◆ **To be done**
Repeat the lines below exactly as they appear, but leave out the images.

◆ **Records shown**
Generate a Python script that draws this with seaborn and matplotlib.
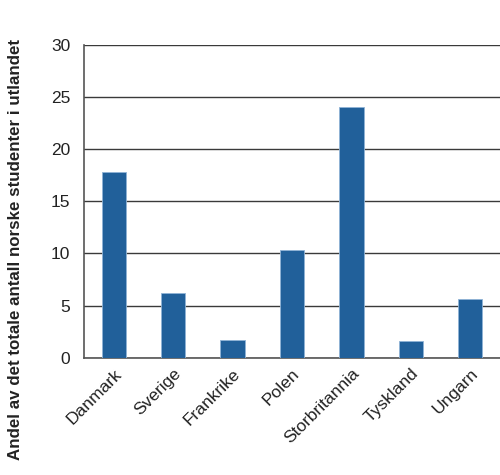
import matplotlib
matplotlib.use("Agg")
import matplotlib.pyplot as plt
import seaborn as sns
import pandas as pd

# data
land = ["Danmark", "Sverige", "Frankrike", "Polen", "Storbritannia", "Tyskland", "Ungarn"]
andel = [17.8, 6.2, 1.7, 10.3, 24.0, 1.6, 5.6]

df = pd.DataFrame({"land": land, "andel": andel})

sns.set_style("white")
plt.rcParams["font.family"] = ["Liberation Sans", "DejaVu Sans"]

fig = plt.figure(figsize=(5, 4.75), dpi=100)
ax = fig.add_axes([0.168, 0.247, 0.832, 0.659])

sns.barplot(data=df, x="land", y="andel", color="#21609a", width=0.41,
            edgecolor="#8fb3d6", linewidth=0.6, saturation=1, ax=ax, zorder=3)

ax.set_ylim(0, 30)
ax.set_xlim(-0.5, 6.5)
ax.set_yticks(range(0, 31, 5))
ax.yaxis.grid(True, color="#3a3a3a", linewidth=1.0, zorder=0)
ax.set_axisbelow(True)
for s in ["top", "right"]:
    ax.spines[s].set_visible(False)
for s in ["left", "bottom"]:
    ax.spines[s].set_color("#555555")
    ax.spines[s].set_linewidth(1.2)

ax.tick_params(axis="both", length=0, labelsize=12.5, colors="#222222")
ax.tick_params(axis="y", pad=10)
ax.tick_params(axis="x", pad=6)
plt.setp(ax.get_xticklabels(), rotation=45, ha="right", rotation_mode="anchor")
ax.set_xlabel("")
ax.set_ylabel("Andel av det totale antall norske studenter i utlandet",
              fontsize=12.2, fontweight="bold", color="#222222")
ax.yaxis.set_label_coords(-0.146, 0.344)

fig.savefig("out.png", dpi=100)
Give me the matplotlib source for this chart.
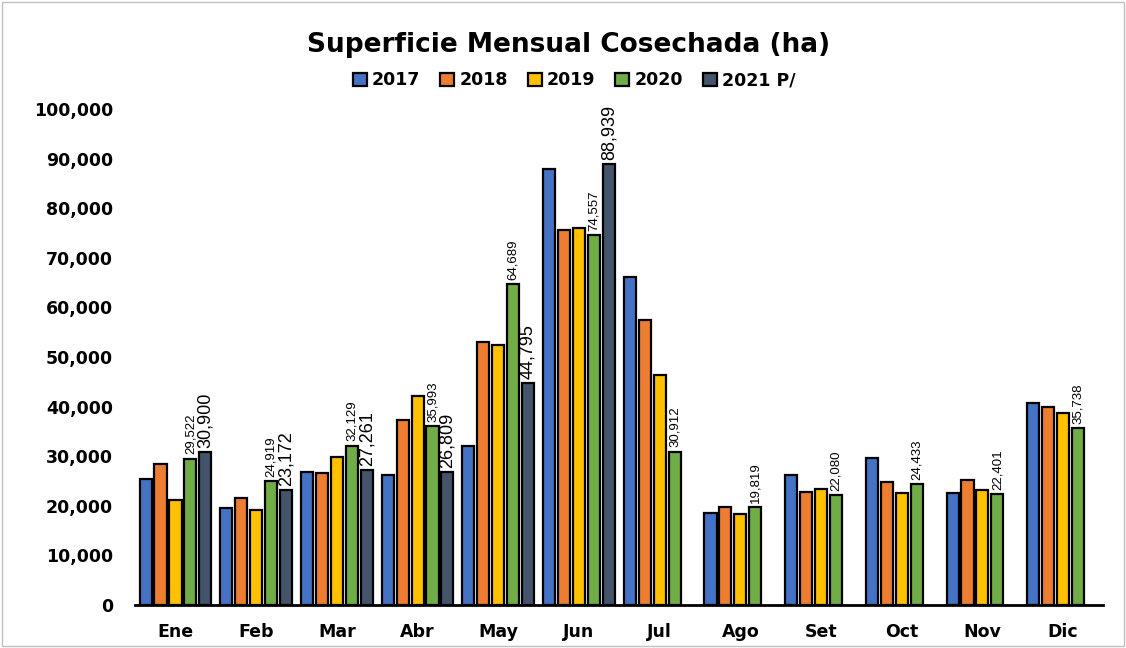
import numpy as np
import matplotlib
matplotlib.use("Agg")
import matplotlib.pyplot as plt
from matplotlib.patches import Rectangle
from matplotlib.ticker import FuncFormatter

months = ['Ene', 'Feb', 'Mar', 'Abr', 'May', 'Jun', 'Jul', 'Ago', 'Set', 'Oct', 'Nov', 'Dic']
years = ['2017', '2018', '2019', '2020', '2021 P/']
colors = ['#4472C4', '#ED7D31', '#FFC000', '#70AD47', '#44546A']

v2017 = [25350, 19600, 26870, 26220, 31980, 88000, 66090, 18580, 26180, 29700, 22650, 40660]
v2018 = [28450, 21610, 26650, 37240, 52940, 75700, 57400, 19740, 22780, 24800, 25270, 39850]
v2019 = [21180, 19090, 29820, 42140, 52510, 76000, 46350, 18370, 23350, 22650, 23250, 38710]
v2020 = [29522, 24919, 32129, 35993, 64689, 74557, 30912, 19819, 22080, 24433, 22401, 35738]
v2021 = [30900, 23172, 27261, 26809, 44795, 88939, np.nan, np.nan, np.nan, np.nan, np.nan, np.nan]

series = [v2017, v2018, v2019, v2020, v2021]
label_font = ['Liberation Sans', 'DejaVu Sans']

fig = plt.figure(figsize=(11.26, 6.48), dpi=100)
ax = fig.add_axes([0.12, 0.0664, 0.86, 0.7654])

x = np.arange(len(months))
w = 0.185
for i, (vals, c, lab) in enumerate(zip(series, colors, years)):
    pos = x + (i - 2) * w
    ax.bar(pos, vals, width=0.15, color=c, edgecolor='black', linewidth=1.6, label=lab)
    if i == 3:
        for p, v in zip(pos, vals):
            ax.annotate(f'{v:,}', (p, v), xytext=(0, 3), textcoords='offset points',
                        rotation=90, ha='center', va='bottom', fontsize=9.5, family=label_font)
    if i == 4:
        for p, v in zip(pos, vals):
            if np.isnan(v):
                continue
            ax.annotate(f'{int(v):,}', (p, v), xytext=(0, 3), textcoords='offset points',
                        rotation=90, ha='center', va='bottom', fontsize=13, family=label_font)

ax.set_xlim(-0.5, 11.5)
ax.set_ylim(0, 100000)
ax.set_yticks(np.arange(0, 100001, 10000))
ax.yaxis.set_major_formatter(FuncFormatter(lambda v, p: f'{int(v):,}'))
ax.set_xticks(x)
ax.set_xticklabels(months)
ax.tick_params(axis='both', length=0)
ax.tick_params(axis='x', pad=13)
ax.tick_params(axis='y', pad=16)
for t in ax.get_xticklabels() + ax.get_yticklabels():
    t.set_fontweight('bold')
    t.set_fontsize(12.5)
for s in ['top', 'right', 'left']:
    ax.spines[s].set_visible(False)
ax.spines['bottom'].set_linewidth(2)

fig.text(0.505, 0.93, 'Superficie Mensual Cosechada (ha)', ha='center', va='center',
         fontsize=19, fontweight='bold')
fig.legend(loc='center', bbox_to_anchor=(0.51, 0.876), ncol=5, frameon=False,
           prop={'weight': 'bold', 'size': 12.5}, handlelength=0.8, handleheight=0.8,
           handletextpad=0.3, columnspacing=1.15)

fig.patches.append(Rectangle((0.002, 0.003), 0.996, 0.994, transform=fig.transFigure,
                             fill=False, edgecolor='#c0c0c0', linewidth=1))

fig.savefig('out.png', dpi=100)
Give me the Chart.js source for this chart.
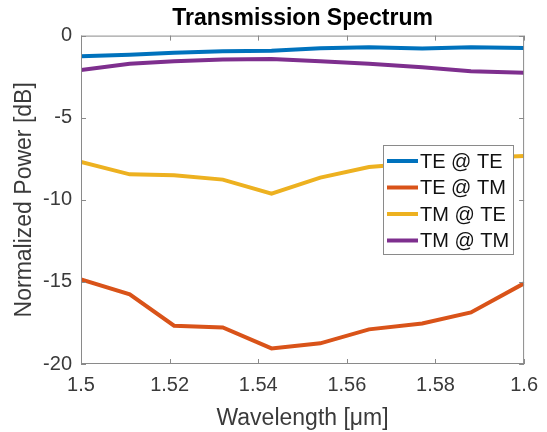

◆ **Finished exercise**
Generate a Python script that draws this with seaborn and matplotlib.
import matplotlib
matplotlib.use("Agg")
import matplotlib.pyplot as plt
import seaborn as sns
import pandas as pd

# data
land = ["Danmark", "Sverige", "Frankrike", "Polen", "Storbritannia", "Tyskland", "Ungarn"]
andel = [17.8, 6.2, 1.7, 10.3, 24.0, 1.6, 5.6]

df = pd.DataFrame({"land": land, "andel": andel})

sns.set_style("white")
plt.rcParams["font.family"] = ["Liberation Sans", "DejaVu Sans"]

fig = plt.figure(figsize=(5, 4.75), dpi=100)
ax = fig.add_axes([0.168, 0.247, 0.832, 0.659])

sns.barplot(data=df, x="land", y="andel", color="#21609a", width=0.41,
            edgecolor="#8fb3d6", linewidth=0.6, saturation=1, ax=ax, zorder=3)

ax.set_ylim(0, 30)
ax.set_xlim(-0.5, 6.5)
ax.set_yticks(range(0, 31, 5))
ax.yaxis.grid(True, color="#3a3a3a", linewidth=1.0, zorder=0)
ax.set_axisbelow(True)
for s in ["top", "right"]:
    ax.spines[s].set_visible(False)
for s in ["left", "bottom"]:
    ax.spines[s].set_color("#555555")
    ax.spines[s].set_linewidth(1.2)

ax.tick_params(axis="both", length=0, labelsize=12.5, colors="#222222")
ax.tick_params(axis="y", pad=10)
ax.tick_params(axis="x", pad=6)
plt.setp(ax.get_xticklabels(), rotation=45, ha="right", rotation_mode="anchor")
ax.set_xlabel("")
ax.set_ylabel("Andel av det totale antall norske studenter i utlandet",
              fontsize=12.2, fontweight="bold", color="#222222")
ax.yaxis.set_label_coords(-0.146, 0.344)

fig.savefig("out.png", dpi=100)
Give me the matplotlib source for this chart.
import numpy as np
import matplotlib
matplotlib.use("Agg")
import matplotlib.pyplot as plt
from matplotlib.patches import Rectangle
from matplotlib.ticker import FuncFormatter

months = ['Ene', 'Feb', 'Mar', 'Abr', 'May', 'Jun', 'Jul', 'Ago', 'Set', 'Oct', 'Nov', 'Dic']
years = ['2017', '2018', '2019', '2020', '2021 P/']
colors = ['#4472C4', '#ED7D31', '#FFC000', '#70AD47', '#44546A']

v2017 = [25350, 19600, 26870, 26220, 31980, 88000, 66090, 18580, 26180, 29700, 22650, 40660]
v2018 = [28450, 21610, 26650, 37240, 52940, 75700, 57400, 19740, 22780, 24800, 25270, 39850]
v2019 = [21180, 19090, 29820, 42140, 52510, 76000, 46350, 18370, 23350, 22650, 23250, 38710]
v2020 = [29522, 24919, 32129, 35993, 64689, 74557, 30912, 19819, 22080, 24433, 22401, 35738]
v2021 = [30900, 23172, 27261, 26809, 44795, 88939, np.nan, np.nan, np.nan, np.nan, np.nan, np.nan]

series = [v2017, v2018, v2019, v2020, v2021]
label_font = ['Liberation Sans', 'DejaVu Sans']

fig = plt.figure(figsize=(11.26, 6.48), dpi=100)
ax = fig.add_axes([0.12, 0.0664, 0.86, 0.7654])

x = np.arange(len(months))
w = 0.185
for i, (vals, c, lab) in enumerate(zip(series, colors, years)):
    pos = x + (i - 2) * w
    ax.bar(pos, vals, width=0.15, color=c, edgecolor='black', linewidth=1.6, label=lab)
    if i == 3:
        for p, v in zip(pos, vals):
            ax.annotate(f'{v:,}', (p, v), xytext=(0, 3), textcoords='offset points',
                        rotation=90, ha='center', va='bottom', fontsize=9.5, family=label_font)
    if i == 4:
        for p, v in zip(pos, vals):
            if np.isnan(v):
                continue
            ax.annotate(f'{int(v):,}', (p, v), xytext=(0, 3), textcoords='offset points',
                        rotation=90, ha='center', va='bottom', fontsize=13, family=label_font)

ax.set_xlim(-0.5, 11.5)
ax.set_ylim(0, 100000)
ax.set_yticks(np.arange(0, 100001, 10000))
ax.yaxis.set_major_formatter(FuncFormatter(lambda v, p: f'{int(v):,}'))
ax.set_xticks(x)
ax.set_xticklabels(months)
ax.tick_params(axis='both', length=0)
ax.tick_params(axis='x', pad=13)
ax.tick_params(axis='y', pad=16)
for t in ax.get_xticklabels() + ax.get_yticklabels():
    t.set_fontweight('bold')
    t.set_fontsize(12.5)
for s in ['top', 'right', 'left']:
    ax.spines[s].set_visible(False)
ax.spines['bottom'].set_linewidth(2)

fig.text(0.505, 0.93, 'Superficie Mensual Cosechada (ha)', ha='center', va='center',
         fontsize=19, fontweight='bold')
fig.legend(loc='center', bbox_to_anchor=(0.51, 0.876), ncol=5, frameon=False,
           prop={'weight': 'bold', 'size': 12.5}, handlelength=0.8, handleheight=0.8,
           handletextpad=0.3, columnspacing=1.15)

fig.patches.append(Rectangle((0.002, 0.003), 0.996, 0.994, transform=fig.transFigure,
                             fill=False, edgecolor='#c0c0c0', linewidth=1))

fig.savefig('out.png', dpi=100)
Give me the Chart.js source for this chart.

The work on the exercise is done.